··· SOURCE DATA

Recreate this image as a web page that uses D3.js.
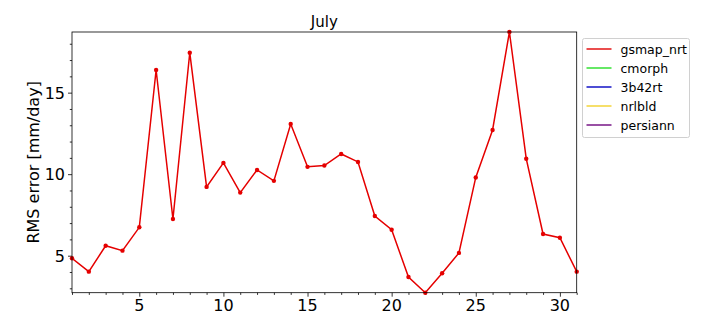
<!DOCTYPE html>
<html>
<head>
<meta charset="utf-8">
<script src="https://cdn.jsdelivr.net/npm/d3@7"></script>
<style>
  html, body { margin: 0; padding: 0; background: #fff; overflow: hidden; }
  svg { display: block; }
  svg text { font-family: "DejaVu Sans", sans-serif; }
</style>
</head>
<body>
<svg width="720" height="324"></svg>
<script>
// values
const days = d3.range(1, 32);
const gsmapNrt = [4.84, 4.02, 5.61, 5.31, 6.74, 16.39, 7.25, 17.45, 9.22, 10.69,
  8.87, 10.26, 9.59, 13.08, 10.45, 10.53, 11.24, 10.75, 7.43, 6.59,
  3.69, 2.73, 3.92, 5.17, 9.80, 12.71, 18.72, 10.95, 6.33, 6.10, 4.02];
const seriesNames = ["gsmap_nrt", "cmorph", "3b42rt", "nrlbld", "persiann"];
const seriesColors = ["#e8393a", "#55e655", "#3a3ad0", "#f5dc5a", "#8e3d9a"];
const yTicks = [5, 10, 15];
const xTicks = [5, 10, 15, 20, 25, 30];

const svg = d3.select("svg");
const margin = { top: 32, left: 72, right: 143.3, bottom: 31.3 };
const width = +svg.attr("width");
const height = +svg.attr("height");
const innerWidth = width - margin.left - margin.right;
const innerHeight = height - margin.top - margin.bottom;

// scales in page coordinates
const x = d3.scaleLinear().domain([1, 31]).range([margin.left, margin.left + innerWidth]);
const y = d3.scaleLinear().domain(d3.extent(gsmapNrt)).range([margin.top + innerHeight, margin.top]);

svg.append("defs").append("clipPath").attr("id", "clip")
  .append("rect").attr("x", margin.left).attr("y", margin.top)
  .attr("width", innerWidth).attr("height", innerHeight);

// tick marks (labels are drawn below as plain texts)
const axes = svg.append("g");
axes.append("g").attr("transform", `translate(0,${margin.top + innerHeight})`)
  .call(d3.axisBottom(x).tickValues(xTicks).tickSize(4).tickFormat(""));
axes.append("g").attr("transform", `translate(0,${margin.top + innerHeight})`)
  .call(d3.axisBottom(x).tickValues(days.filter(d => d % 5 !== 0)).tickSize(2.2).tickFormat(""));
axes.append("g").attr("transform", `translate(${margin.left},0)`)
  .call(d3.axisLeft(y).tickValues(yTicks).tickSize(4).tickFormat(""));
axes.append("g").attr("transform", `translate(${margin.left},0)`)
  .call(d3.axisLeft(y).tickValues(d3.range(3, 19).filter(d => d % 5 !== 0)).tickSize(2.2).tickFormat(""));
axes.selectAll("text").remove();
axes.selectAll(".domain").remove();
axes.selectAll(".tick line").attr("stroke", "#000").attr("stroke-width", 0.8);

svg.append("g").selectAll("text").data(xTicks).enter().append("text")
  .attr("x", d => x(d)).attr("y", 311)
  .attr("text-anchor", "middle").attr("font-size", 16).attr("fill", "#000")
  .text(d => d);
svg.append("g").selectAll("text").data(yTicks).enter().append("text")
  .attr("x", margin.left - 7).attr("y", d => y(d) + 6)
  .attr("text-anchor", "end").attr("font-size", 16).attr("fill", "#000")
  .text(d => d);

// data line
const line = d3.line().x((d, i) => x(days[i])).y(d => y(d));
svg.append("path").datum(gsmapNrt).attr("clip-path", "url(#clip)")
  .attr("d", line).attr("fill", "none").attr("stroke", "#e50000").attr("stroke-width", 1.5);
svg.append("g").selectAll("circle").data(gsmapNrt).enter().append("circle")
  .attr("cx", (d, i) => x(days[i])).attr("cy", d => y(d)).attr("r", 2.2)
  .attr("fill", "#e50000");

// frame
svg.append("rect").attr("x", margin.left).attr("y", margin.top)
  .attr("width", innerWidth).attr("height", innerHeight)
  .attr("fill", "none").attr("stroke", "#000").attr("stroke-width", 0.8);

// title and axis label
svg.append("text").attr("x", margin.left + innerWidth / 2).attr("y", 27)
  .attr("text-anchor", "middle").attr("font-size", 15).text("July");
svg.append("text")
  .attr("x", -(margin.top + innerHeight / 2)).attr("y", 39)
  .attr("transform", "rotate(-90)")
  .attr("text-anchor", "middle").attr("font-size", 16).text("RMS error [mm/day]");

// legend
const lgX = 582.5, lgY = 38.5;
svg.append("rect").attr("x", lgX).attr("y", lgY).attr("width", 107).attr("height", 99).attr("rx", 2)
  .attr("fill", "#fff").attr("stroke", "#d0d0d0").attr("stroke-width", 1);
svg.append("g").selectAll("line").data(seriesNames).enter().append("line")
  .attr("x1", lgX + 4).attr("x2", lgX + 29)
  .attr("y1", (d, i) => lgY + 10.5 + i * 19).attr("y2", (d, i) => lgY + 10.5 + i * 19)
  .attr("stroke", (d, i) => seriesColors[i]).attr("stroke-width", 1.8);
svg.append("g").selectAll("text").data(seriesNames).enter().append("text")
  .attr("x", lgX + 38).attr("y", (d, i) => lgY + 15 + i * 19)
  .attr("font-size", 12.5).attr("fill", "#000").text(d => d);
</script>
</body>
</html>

······

- YOUR GOAL -
Pull out each line containing the word "page" and copy it.

- RESPONSE TO THIS EXERCISE -
Recreate this image as a web page that uses D3.js.
// scales in page coordinates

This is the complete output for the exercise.